* _GIVEN INFORMATION_
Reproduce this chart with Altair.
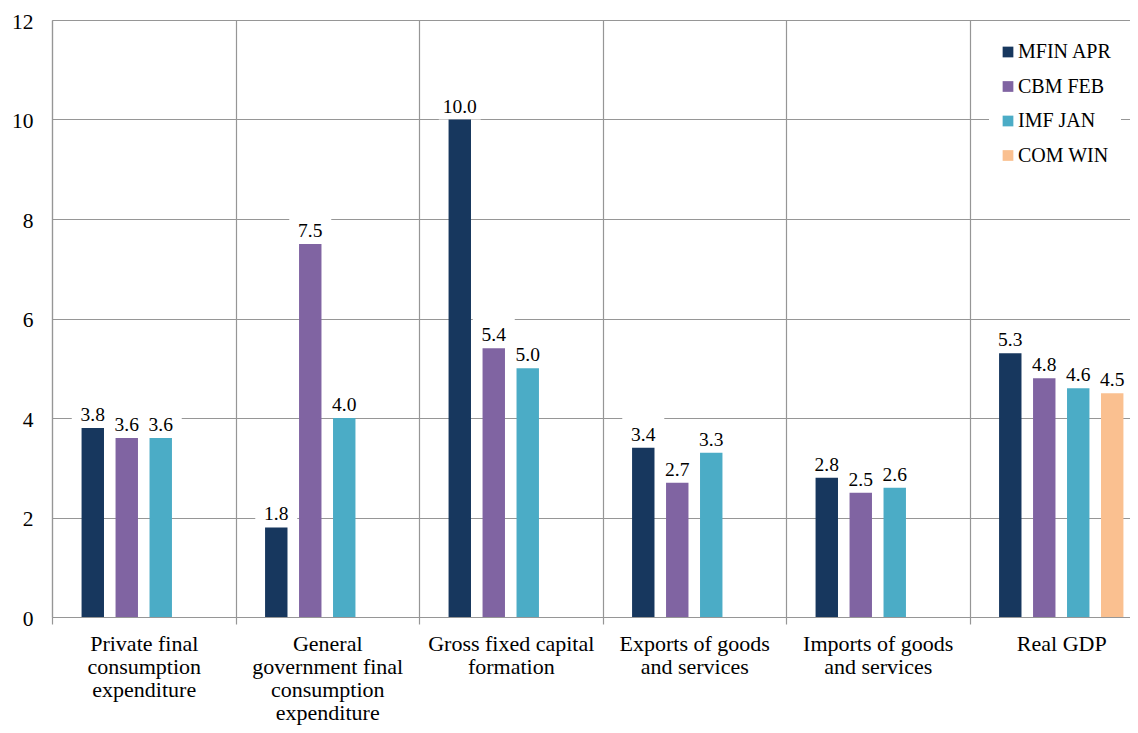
import json
import altair as alt
import pandas as pd

CATEGORIES = [
    "Private final consumption expenditure",
    "General government final consumption expenditure",
    "Gross fixed capital formation",
    "Exports of goods and services",
    "Imports of goods and services",
    "Real GDP",
]
CATEGORY_LINES = [
    ["Private final", "consumption", "expenditure"],
    ["General", "government final", "consumption", "expenditure"],
    ["Gross fixed capital", "formation"],
    ["Exports of goods", "and services"],
    ["Imports of goods", "and services"],
    ["Real GDP"],
]
SERIES = ["MFIN APR", "CBM FEB", "IMF JAN", "COM WIN"]
COLORS = ["#17375E", "#8064A2", "#4BACC6", "#FAC090"]

MFIN_APR = [3.8, 1.8, 10.0, 3.4, 2.8, 5.3]
CBM_FEB = [3.6, 7.5, 5.4, 2.7, 2.5, 4.8]
IMF_JAN = [3.6, 4.0, 5.0, 3.3, 2.6, 4.6]
COM_WIN = [None, None, None, None, None, 4.5]

rows = []
for s, vals in zip(SERIES, [MFIN_APR, CBM_FEB, IMF_JAN, COM_WIN]):
    for c, v in zip(CATEGORIES, vals):
        if v is not None:
            rows.append({"category": c, "series": s, "value": v})
df = pd.DataFrame(rows)

label_expr = ""
for c, lines in zip(CATEGORIES, CATEGORY_LINES):
    label_expr += f"datum.value == {json.dumps(c)} ? {json.dumps(lines)} : "
label_expr += "datum.label"

FONT = "'Liberation Serif', 'Times New Roman', Times, serif"
GRID = "#969696"

x_enc = alt.X(
    "category:N",
    sort=CATEGORIES,
    scale=alt.Scale(paddingInner=0, paddingOuter=0),
    axis=alt.Axis(
        title=None,
        labelAngle=0,
        labelExpr=label_expr,
        labelFont=FONT,
        labelFontSize=22,
        labelColor="black",
        labelLineHeight=23,
        labelBaseline="top",
        labelPadding=9,
        tickSize=7,
        tickColor=GRID,
        tickWidth=1.2,
        tickBand="extent",
        domainColor=GRID,
        domainWidth=1.2,
        grid=True,
        gridColor=GRID,
        gridWidth=1.2,
    ),
)
y_enc = alt.Y(
    "value:Q",
    scale=alt.Scale(domain=[0, 12], nice=False),
    axis=alt.Axis(
        title=None,
        values=[0, 2, 4, 6, 8, 10, 12],
        grid=True,
        gridColor=GRID,
        gridWidth=1.2,
        ticks=False,
        tickSize=0,
        labelPadding=19,
        labelOffset=2,
        labelFont=FONT,
        labelFontSize=21.5,
        labelColor="black",
        domainColor=GRID,
        domainWidth=1.2,
    ),
)
xoff_enc = alt.XOffset(
    "series:N",
    sort=SERIES,
    scale=alt.Scale(domain=SERIES, paddingInner=0.34, paddingOuter=0.87),
)

base = alt.Chart(df)

boxes = base.mark_point(
    shape="M-4.2,-6H4.2V0H-4.2Z",
    filled=True,
    fill="white",
    strokeWidth=0,
    size=100,
    opacity=1,
).encode(x=x_enc, xOffset=xoff_enc, y=y_enc)

bars = base.mark_bar().encode(
    x=x_enc,
    xOffset=xoff_enc,
    y=y_enc,
    color=alt.Color(
        "series:N",
        sort=SERIES,
        scale=alt.Scale(domain=SERIES, range=COLORS),
        legend=alt.Legend(
            title=None,
            orient="none",
            legendX=937,
            legendY=13,
            fillColor="white",
            padding=9,
            symbolType="square",
            symbolSize=115,
            symbolStrokeWidth=0,
            labelFont=FONT,
            labelFontSize=20,
            labelColor="black",
            labelOffset=0,
            rowPadding=14.5,
        ),
    ),
)

labels = base.mark_text(
    font=FONT, fontSize=19.5, dy=-7, baseline="alphabetic", color="black"
).encode(
    x=x_enc,
    xOffset=xoff_enc,
    y=y_enc,
    text=alt.Text("value:Q", format=".1f"),
)

chart = (
    alt.layer(boxes, bars, labels)
    .properties(
        width=1101,
        height=597,
        padding={"left": 44, "top": 12, "right": -23, "bottom": 108},
        autosize="none",
        background="white",
    )
    .configure_view(strokeWidth=0)
)

chart.save("out.html", embed_options={"renderer": "svg", "actions": False})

* _WORK TO DO_
All the lines above are to be reproduced exactly, except the pictures.

* _WRITTEN RESPONSE_
Reproduce this chart with Altair.
import json
import altair as alt
import pandas as pd

CATEGORIES = [
    "Private final consumption expenditure",
    "General government final consumption expenditure",
    "Gross fixed capital formation",
    "Exports of goods and services",
    "Imports of goods and services",
    "Real GDP",
]
CATEGORY_LINES = [
    ["Private final", "consumption", "expenditure"],
    ["General", "government final", "consumption", "expenditure"],
    ["Gross fixed capital", "formation"],
    ["Exports of goods", "and services"],
    ["Imports of goods", "and services"],
    ["Real GDP"],
]
SERIES = ["MFIN APR", "CBM FEB", "IMF JAN", "COM WIN"]
COLORS = ["#17375E", "#8064A2", "#4BACC6", "#FAC090"]

MFIN_APR = [3.8, 1.8, 10.0, 3.4, 2.8, 5.3]
CBM_FEB = [3.6, 7.5, 5.4, 2.7, 2.5, 4.8]
IMF_JAN = [3.6, 4.0, 5.0, 3.3, 2.6, 4.6]
COM_WIN = [None, None, None, None, None, 4.5]

rows = []
for s, vals in zip(SERIES, [MFIN_APR, CBM_FEB, IMF_JAN, COM_WIN]):
    for c, v in zip(CATEGORIES, vals):
        if v is not None:
            rows.append({"category": c, "series": s, "value": v})
df = pd.DataFrame(rows)

label_expr = ""
for c, lines in zip(CATEGORIES, CATEGORY_LINES):
    label_expr += f"datum.value == {json.dumps(c)} ? {json.dumps(lines)} : "
label_expr += "datum.label"

FONT = "'Liberation Serif', 'Times New Roman', Times, serif"
GRID = "#969696"

x_enc = alt.X(
    "category:N",
    sort=CATEGORIES,
    scale=alt.Scale(paddingInner=0, paddingOuter=0),
    axis=alt.Axis(
        title=None,
        labelAngle=0,
        labelExpr=label_expr,
        labelFont=FONT,
        labelFontSize=22,
        labelColor="black",
        labelLineHeight=23,
        labelBaseline="top",
        labelPadding=9,
        tickSize=7,
        tickColor=GRID,
        tickWidth=1.2,
        tickBand="extent",
        domainColor=GRID,
        domainWidth=1.2,
        grid=True,
        gridColor=GRID,
        gridWidth=1.2,
    ),
)
y_enc = alt.Y(
    "value:Q",
    scale=alt.Scale(domain=[0, 12], nice=False),
    axis=alt.Axis(
        title=None,
        values=[0, 2, 4, 6, 8, 10, 12],
        grid=True,
        gridColor=GRID,
        gridWidth=1.2,
        ticks=False,
        tickSize=0,
        labelPadding=19,
        labelOffset=2,
        labelFont=FONT,
        labelFontSize=21.5,
        labelColor="black",
        domainColor=GRID,
        domainWidth=1.2,
    ),
)
xoff_enc = alt.XOffset(
    "series:N",
    sort=SERIES,
    scale=alt.Scale(domain=SERIES, paddingInner=0.34, paddingOuter=0.87),
)

base = alt.Chart(df)

boxes = base.mark_point(
    shape="M-4.2,-6H4.2V0H-4.2Z",
    filled=True,
    fill="white",
    strokeWidth=0,
    size=100,
    opacity=1,
).encode(x=x_enc, xOffset=xoff_enc, y=y_enc)

bars = base.mark_bar().encode(
    x=x_enc,
    xOffset=xoff_enc,
    y=y_enc,
    color=alt.Color(
        "series:N",
        sort=SERIES,
        scale=alt.Scale(domain=SERIES, range=COLORS),
        legend=alt.Legend(
            title=None,
            orient="none",
            legendX=937,
            legendY=13,
            fillColor="white",
            padding=9,
            symbolType="square",
            symbolSize=115,
            symbolStrokeWidth=0,
            labelFont=FONT,
            labelFontSize=20,
            labelColor="black",
            labelOffset=0,
            rowPadding=14.5,
        ),
    ),
)

labels = base.mark_text(
    font=FONT, fontSize=19.5, dy=-7, baseline="alphabetic", color="black"
).encode(
    x=x_enc,
    xOffset=xoff_enc,
    y=y_enc,
    text=alt.Text("value:Q", format=".1f"),
)

chart = (
    alt.layer(boxes, bars, labels)
    .properties(
        width=1101,
        height=597,
        padding={"left": 44, "top": 12, "right": -23, "bottom": 108},
        autosize="none",
        background="white",
    )
    .configure_view(strokeWidth=0)
)

chart.save("out.html", embed_options={"renderer": "svg", "actions": False})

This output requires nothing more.